- _Task to complete_: Below is a listing; print exactly its lines from the one containing "Rebuild this chart" down to the one containing "s.set_linewidth(1.6)", both inclusive, with every picture left out.

--- Start of Data to use ---

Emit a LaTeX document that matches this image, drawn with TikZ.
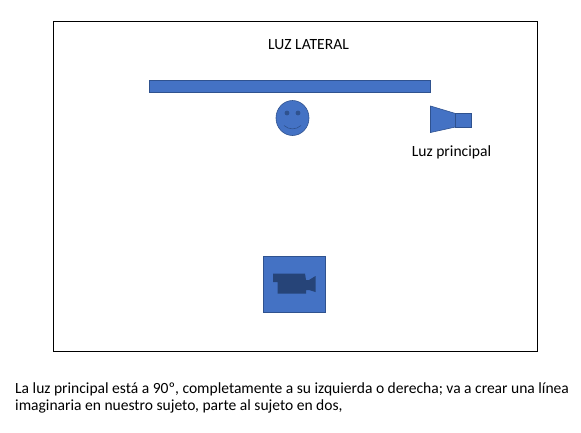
\documentclass[tikz,border=0pt]{standalone}
\usepackage{fontspec}
\setmainfont{Carlito}
\definecolor{fillblue}{HTML}{4472C4}
\definecolor{lineblue}{HTML}{2F528F}
\definecolor{camblue}{HTML}{264478}
\tikzset{
  shapeblue/.style={fill=fillblue,draw=lineblue,line width=0.6pt},
  facemark/.style={draw=lineblue,line width=0.6pt},
  label/.style={inner sep=0pt,text=black,font=\fontsize{15.6pt}{18pt}\selectfont},
  para/.style={inner sep=0pt,text=black,align=left,anchor=north west,font=\fontsize{15.55pt}{17pt}\selectfont}
}
\begin{document}
\begin{tikzpicture}[x=1pt,y=-1pt]
\useasboundingbox (0,0) rectangle (581,432);
\draw[black,line width=0.6pt] (53.5,21.5) rectangle (537.5,351.5);
\node[label] (titulo) at (308.5,44.5) {LUZ LATERAL};
\draw[shapeblue] (149.5,80.5) rectangle (430.5,92.5);
% smiley
\draw[shapeblue] (292.5,118) ellipse [x radius=16.5,y radius=17.5];
\fill[lineblue] (287,113) circle (2.4);
\fill[lineblue] (298,113) circle (2.4);
\draw[facemark] (284,125.5) .. controls (289,130) and (296,130) .. (301,125.5);
% light
\draw[shapeblue] (430.5,106) -- (455.5,113.5) -- (455.5,127) -- (430.5,132.5) -- cycle;
\draw[shapeblue] (455.5,113.5) rectangle (471.5,127);
\node[label] (luz) at (451.5,152.5) {Luz principal};
% camera
\draw[shapeblue] (263.5,256.5) rectangle (325.5,312.5);
\fill[camblue] (273,273.5) -- (305,273.5) -- (306,280) -- (309,280) -- (315.5,276) -- (315.5,292) -- (309,290) -- (306,290) -- (306,293.5) -- (277.5,293.5) -- (277.5,282) -- (273,282) -- cycle;
\node[para] (texto) at (15,382.5) {La luz principal está a 90º, completamente a su izquierda o derecha; va a crear una línea\\imaginaria en nuestro sujeto, parte al sujeto en dos,};
\end{tikzpicture}
\end{document}
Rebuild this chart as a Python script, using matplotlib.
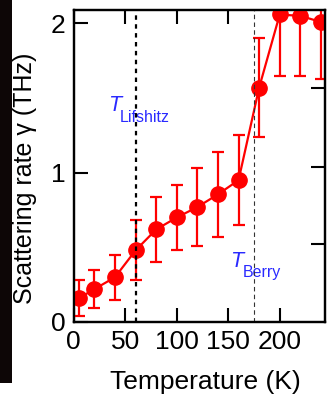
import numpy as np
import matplotlib
matplotlib.use("Agg")
import matplotlib.pyplot as plt
from matplotlib.patches import Rectangle

plt.rcParams["font.family"] = ["Liberation Sans", "DejaVu Sans"]

# data
temperature = [5, 20, 40, 60, 80, 100, 120, 140, 160, 180, 200, 220, 240]
gamma = [0.16, 0.22, 0.30, 0.48, 0.62, 0.70, 0.77, 0.855, 0.95, 1.57, 2.06, 2.05, 2.01]
gamma_err = [0.12, 0.125, 0.15, 0.20, 0.22, 0.22, 0.26, 0.285, 0.30, 0.33, 0.41, 0.40, 0.38]

x_ticks = [0, 50, 100, 150, 200]
y_ticks = [0, 1, 2]
right_ticks = [0.52, 1.04, 1.57]
t_lifshitz = 60
t_berry = 175

red = "#ff0000"
blue = "#2a2aff"

fig = plt.figure(figsize=(3.28, 3.99), dpi=100)
ax = fig.add_axes([0.225, 0.193, 0.766, 0.782])

# dark strip on the left edge of the original crop
fig.patches.append(Rectangle((0, 0.04), 0.037, 0.96, transform=fig.transFigure,
                             facecolor="#0d0606", edgecolor="none", zorder=0))

ax.errorbar(temperature, gamma, yerr=gamma_err, color=red, lw=1.6,
            marker="o", ms=11, mec=red, mfc=red, elinewidth=1.6,
            capsize=4.5, capthick=1.6, zorder=3)

ax.axvline(t_lifshitz, color="black", lw=1.6, ls=(0, (2.0, 2.0)), zorder=4)
ax.axvline(t_berry, color="#333333", lw=0.8, ls=(0, (4, 3)), zorder=4)

ax.text(33, 1.41, "T", style="italic", color=blue, fontsize=15.5, va="baseline")
ax.text(45, 1.34, "Lifshitz", color=blue, fontsize=11.5, va="baseline")
ax.text(152, 0.37, "T", style="italic", color=blue, fontsize=15.5, va="baseline")
ax.text(164, 0.30, "Berry", color=blue, fontsize=11.5, va="baseline")

ax.set_xlim(0, 244)
ax.set_ylim(0, 2.09)
ax.set_xticks(x_ticks)
ax.set_yticks(y_ticks)
ax.tick_params(direction="in", length=10, width=1.5, labelsize=19,
               top=True, right=False, pad=6)
ax.tick_params(axis="x", labeltop=False)

ax_r = ax.twinx()
ax_r.set_ylim(ax.get_ylim())
ax_r.set_yticks(right_ticks)
ax_r.tick_params(direction="in", length=10, width=1.5, labelright=False)

for a in (ax, ax_r):
    for s in a.spines.values():
        s.set_linewidth(1.6)

ax.set_xlabel("Temperature (K)", fontsize=19)
ax.set_ylabel("Scattering rate γ (THz)", fontsize=18)
ax.xaxis.set_label_coords(0.523, -0.153)
ax.yaxis.set_label_coords(-0.145, 0.46)

fig.savefig("out.png", dpi=100)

--- End of Data to use ---

- _The solution_:
Rebuild this chart as a Python script, using matplotlib.
import numpy as np
import matplotlib
matplotlib.use("Agg")
import matplotlib.pyplot as plt
from matplotlib.patches import Rectangle

plt.rcParams["font.family"] = ["Liberation Sans", "DejaVu Sans"]

# data
temperature = [5, 20, 40, 60, 80, 100, 120, 140, 160, 180, 200, 220, 240]
gamma = [0.16, 0.22, 0.30, 0.48, 0.62, 0.70, 0.77, 0.855, 0.95, 1.57, 2.06, 2.05, 2.01]
gamma_err = [0.12, 0.125, 0.15, 0.20, 0.22, 0.22, 0.26, 0.285, 0.30, 0.33, 0.41, 0.40, 0.38]

x_ticks = [0, 50, 100, 150, 200]
y_ticks = [0, 1, 2]
right_ticks = [0.52, 1.04, 1.57]
t_lifshitz = 60
t_berry = 175

red = "#ff0000"
blue = "#2a2aff"

fig = plt.figure(figsize=(3.28, 3.99), dpi=100)
ax = fig.add_axes([0.225, 0.193, 0.766, 0.782])

# dark strip on the left edge of the original crop
fig.patches.append(Rectangle((0, 0.04), 0.037, 0.96, transform=fig.transFigure,
                             facecolor="#0d0606", edgecolor="none", zorder=0))

ax.errorbar(temperature, gamma, yerr=gamma_err, color=red, lw=1.6,
            marker="o", ms=11, mec=red, mfc=red, elinewidth=1.6,
            capsize=4.5, capthick=1.6, zorder=3)

ax.axvline(t_lifshitz, color="black", lw=1.6, ls=(0, (2.0, 2.0)), zorder=4)
ax.axvline(t_berry, color="#333333", lw=0.8, ls=(0, (4, 3)), zorder=4)

ax.text(33, 1.41, "T", style="italic", color=blue, fontsize=15.5, va="baseline")
ax.text(45, 1.34, "Lifshitz", color=blue, fontsize=11.5, va="baseline")
ax.text(152, 0.37, "T", style="italic", color=blue, fontsize=15.5, va="baseline")
ax.text(164, 0.30, "Berry", color=blue, fontsize=11.5, va="baseline")

ax.set_xlim(0, 244)
ax.set_ylim(0, 2.09)
ax.set_xticks(x_ticks)
ax.set_yticks(y_ticks)
ax.tick_params(direction="in", length=10, width=1.5, labelsize=19,
               top=True, right=False, pad=6)
ax.tick_params(axis="x", labeltop=False)

ax_r = ax.twinx()
ax_r.set_ylim(ax.get_ylim())
ax_r.set_yticks(right_ticks)
ax_r.tick_params(direction="in", length=10, width=1.5, labelright=False)

for a in (ax, ax_r):
    for s in a.spines.values():
        s.set_linewidth(1.6)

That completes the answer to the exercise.